▸ **PROBLEM TO SOLVE**
Set down each line of the material that follows, exactly, with no pictures.

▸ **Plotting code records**
>>>>
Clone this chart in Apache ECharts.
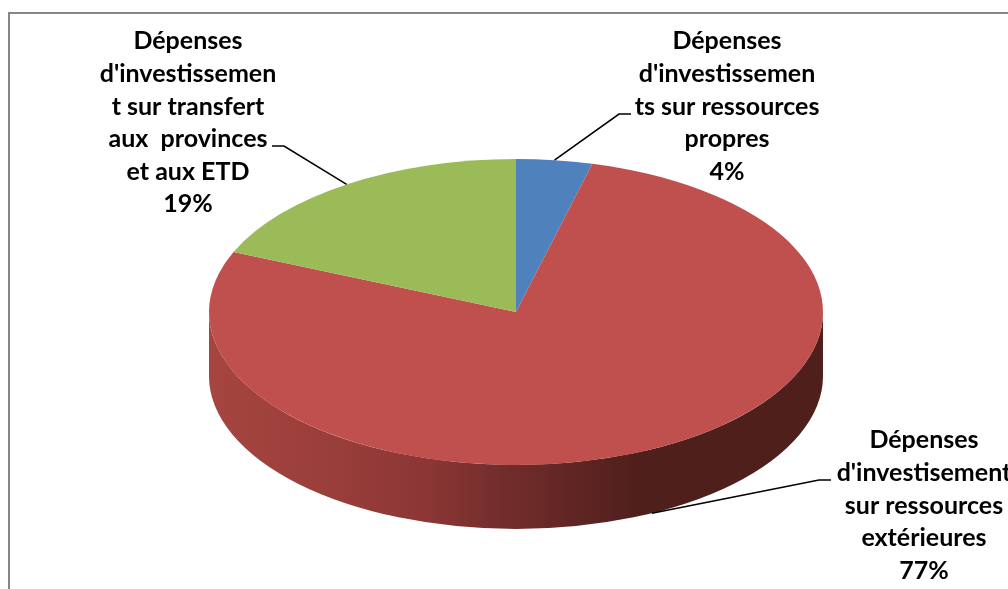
<!DOCTYPE html>
<html>
<head>
<meta charset="utf-8">
<style>
    html, body { margin: 0; padding: 0; background: #fff; }
    #pie3d { width: 1008px; height: 589px; }
</style>
<script src="https://cdn.jsdelivr.net/npm/echarts@6/dist/echarts.min.js"></script>
</head>
<body>
<div id="pie3d"></div>
<script>
// data
const categories = [
    "Dépenses\nd'investissemen\nts sur ressources\npropres",
    "Dépenses\nd'investisement\nsur ressources\nextérieures",
    "Dépenses\nd'investissemen\nt sur transfert\naux  provinces\net aux ETD"
];
const values = [4.0, 77.4, 18.6];
const colors = ['#4F81BD', '#C0504D', '#9BBB59'];

// ellipse of the top face + height of the wall
const cx = 516, cy = 312, rx = 307, ry = 153, depth = 64;

// label centre / first line y, elbow of the leader line, where the line starts
const labelLayout = [
    { x: 727, y: 41, elbow: [619, 114], start: [631, 114] },
    { x: 924, y: 440, elbow: [819, 480], start: [831, 480] },
    { x: 188, y: 41, elbow: [284, 146], start: [272, 146] }
];

const total = values.reduce((a, b) => a + b, 0);

function pt(deg, dy) {
    const a = deg * Math.PI / 180;
    return [cx + rx * Math.sin(a), cy - ry * Math.cos(a) + (dy || 0)];
}

function wallPath(a0, a1) {
    const p0 = pt(a0), p1 = pt(a1), q0 = pt(a0, depth), q1 = pt(a1, depth);
    const large = a1 - a0 > 180 ? 1 : 0;
    return `M${p0[0]} ${p0[1]}L${q0[0]} ${q0[1]}A${rx} ${ry} 0 ${large} 1 ${q1[0]} ${q1[1]}`
        + `L${p1[0]} ${p1[1]}A${rx} ${ry} 0 ${large} 0 ${p0[0]} ${p0[1]}Z`;
}

function slicePath(a0, a1) {
    const p0 = pt(a0), p1 = pt(a1);
    const large = a1 - a0 > 180 ? 1 : 0;
    return `M${cx} ${cy}L${p0[0]} ${p0[1]}A${rx} ${ry} 0 ${large} 1 ${p1[0]} ${p1[1]}Z`;
}

function renderSlice(params, api) {
    const i = params.dataIndex;
    const before = values.slice(0, i).reduce((a, b) => a + b, 0);
    const a0 = before / total * 360;
    const a1 = (before + api.value(1)) / total * 360;
    const mid = (a0 + a1) / 2;
    const children = [];

    // only the front half of the wall can be seen
    const w0 = Math.max(a0, 90), w1 = Math.min(a1, 270);
    if (w1 > w0) {
        children.push({
            type: 'path',
            shape: { pathData: wallPath(w0, w1) },
            style: {
                fill: {
                    type: 'linear', global: true,
                    x: cx - rx, y: 0, x2: cx + rx, y2: 0,
                    colorStops: [
                        { offset: 0, color: '#A5453F' },
                        { offset: 0.2, color: '#9A3E3A' },
                        { offset: 0.36, color: '#8A3635' },
                        { offset: 0.48, color: '#722D2B' },
                        { offset: 0.7, color: '#4F1F1C' },
                        { offset: 1, color: '#4F1F1C' }
                    ]
                }
            }
        });
    }
    children.push({
        type: 'path',
        shape: { pathData: slicePath(a0, a1) },
        style: { fill: colors[i] }
    });

    const lay = labelLayout[i];
    const front = mid > 90 && mid < 270;
    children.push({
        type: 'polyline',
        z2: 5,
        shape: { points: [lay.start, lay.elbow, pt(mid, front ? depth : 0)] },
        style: { stroke: '#000', lineWidth: 1.6, fill: null }
    });
    children.push({
        type: 'text',
        z2: 6,
        x: lay.x,
        y: lay.y - 16,
        style: {
            text: categories[i] + '\n' + Math.round(api.value(1)) + '%',
            fontFamily: 'Lato',
            fontWeight: 'bold',
            fontSize: 25,
            lineHeight: 32.6,
            fill: '#000',
            align: 'center',
            verticalAlign: 'top'
        }
    });
    return { type: 'group', children };
}

const myChart = echarts.init(document.getElementById('pie3d'));

const option = {
    animation: false,
    backgroundColor: '#fff',
    graphic: [{
        type: 'rect',
        silent: true,
        shape: { x: 9, y: 13, width: 1200, height: 800 },
        style: { fill: null, stroke: '#868686', lineWidth: 2 }
    }],
    series: [{
        type: 'custom',
        coordinateSystem: 'none',
        renderItem: renderSlice,
        data: values.map((v, i) => [i, v])
    }]
};

myChart.setOption(option);
</script>
</body>
</html>
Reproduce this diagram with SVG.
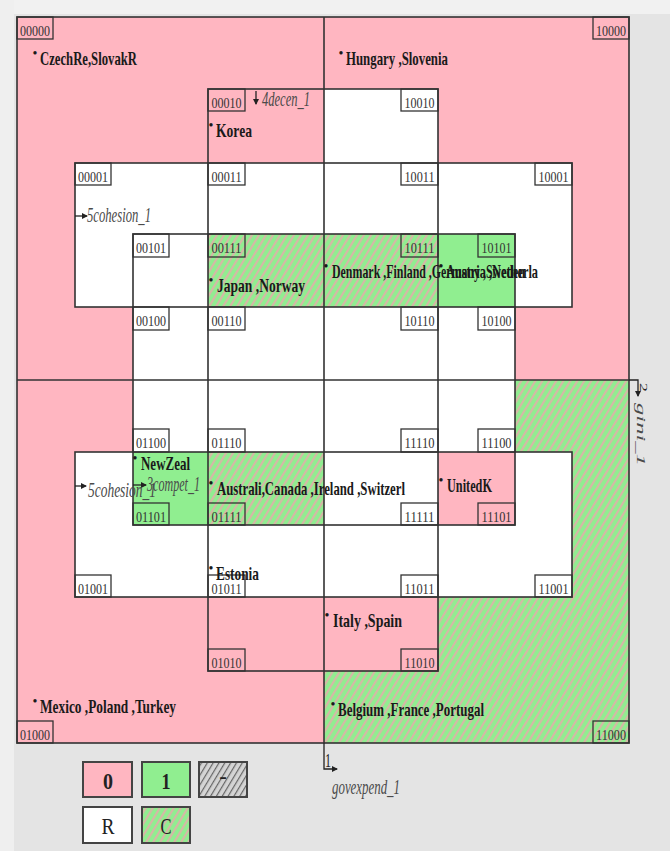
<<<<
▸ **EXERCISE SOLUTION**
Clone this chart in Apache ECharts.
<!DOCTYPE html>
<html>
<head>
<meta charset="utf-8">
<style>
    html, body { margin: 0; padding: 0; background: #fff; }
    #pie3d { width: 1008px; height: 589px; }
</style>
<script src="https://cdn.jsdelivr.net/npm/echarts@6/dist/echarts.min.js"></script>
</head>
<body>
<div id="pie3d"></div>
<script>
// data
const categories = [
    "Dépenses\nd'investissemen\nts sur ressources\npropres",
    "Dépenses\nd'investisement\nsur ressources\nextérieures",
    "Dépenses\nd'investissemen\nt sur transfert\naux  provinces\net aux ETD"
];
const values = [4.0, 77.4, 18.6];
const colors = ['#4F81BD', '#C0504D', '#9BBB59'];

// ellipse of the top face + height of the wall
const cx = 516, cy = 312, rx = 307, ry = 153, depth = 64;

// label centre / first line y, elbow of the leader line, where the line starts
const labelLayout = [
    { x: 727, y: 41, elbow: [619, 114], start: [631, 114] },
    { x: 924, y: 440, elbow: [819, 480], start: [831, 480] },
    { x: 188, y: 41, elbow: [284, 146], start: [272, 146] }
];

const total = values.reduce((a, b) => a + b, 0);

function pt(deg, dy) {
    const a = deg * Math.PI / 180;
    return [cx + rx * Math.sin(a), cy - ry * Math.cos(a) + (dy || 0)];
}

function wallPath(a0, a1) {
    const p0 = pt(a0), p1 = pt(a1), q0 = pt(a0, depth), q1 = pt(a1, depth);
    const large = a1 - a0 > 180 ? 1 : 0;
    return `M${p0[0]} ${p0[1]}L${q0[0]} ${q0[1]}A${rx} ${ry} 0 ${large} 1 ${q1[0]} ${q1[1]}`
        + `L${p1[0]} ${p1[1]}A${rx} ${ry} 0 ${large} 0 ${p0[0]} ${p0[1]}Z`;
}

function slicePath(a0, a1) {
    const p0 = pt(a0), p1 = pt(a1);
    const large = a1 - a0 > 180 ? 1 : 0;
    return `M${cx} ${cy}L${p0[0]} ${p0[1]}A${rx} ${ry} 0 ${large} 1 ${p1[0]} ${p1[1]}Z`;
}

function renderSlice(params, api) {
    const i = params.dataIndex;
    const before = values.slice(0, i).reduce((a, b) => a + b, 0);
    const a0 = before / total * 360;
    const a1 = (before + api.value(1)) / total * 360;
    const mid = (a0 + a1) / 2;
    const children = [];

    // only the front half of the wall can be seen
    const w0 = Math.max(a0, 90), w1 = Math.min(a1, 270);
    if (w1 > w0) {
        children.push({
            type: 'path',
            shape: { pathData: wallPath(w0, w1) },
            style: {
                fill: {
                    type: 'linear', global: true,
                    x: cx - rx, y: 0, x2: cx + rx, y2: 0,
                    colorStops: [
                        { offset: 0, color: '#A5453F' },
                        { offset: 0.2, color: '#9A3E3A' },
                        { offset: 0.36, color: '#8A3635' },
                        { offset: 0.48, color: '#722D2B' },
                        { offset: 0.7, color: '#4F1F1C' },
                        { offset: 1, color: '#4F1F1C' }
                    ]
                }
            }
        });
    }
    children.push({
        type: 'path',
        shape: { pathData: slicePath(a0, a1) },
        style: { fill: colors[i] }
    });

    const lay = labelLayout[i];
    const front = mid > 90 && mid < 270;
    children.push({
        type: 'polyline',
        z2: 5,
        shape: { points: [lay.start, lay.elbow, pt(mid, front ? depth : 0)] },
        style: { stroke: '#000', lineWidth: 1.6, fill: null }
    });
    children.push({
        type: 'text',
        z2: 6,
        x: lay.x,
        y: lay.y - 16,
        style: {
            text: categories[i] + '\n' + Math.round(api.value(1)) + '%',
            fontFamily: 'Lato',
            fontWeight: 'bold',
            fontSize: 25,
            lineHeight: 32.6,
            fill: '#000',
            align: 'center',
            verticalAlign: 'top'
        }
    });
    return { type: 'group', children };
}

const myChart = echarts.init(document.getElementById('pie3d'));

const option = {
    animation: false,
    backgroundColor: '#fff',
    graphic: [{
        type: 'rect',
        silent: true,
        shape: { x: 9, y: 13, width: 1200, height: 800 },
        style: { fill: null, stroke: '#868686', lineWidth: 2 }
    }],
    series: [{
        type: 'custom',
        coordinateSystem: 'none',
        renderItem: renderSlice,
        data: values.map((v, i) => [i, v])
    }]
};

myChart.setOption(option);
</script>
</body>
</html>
Reproduce this diagram with SVG.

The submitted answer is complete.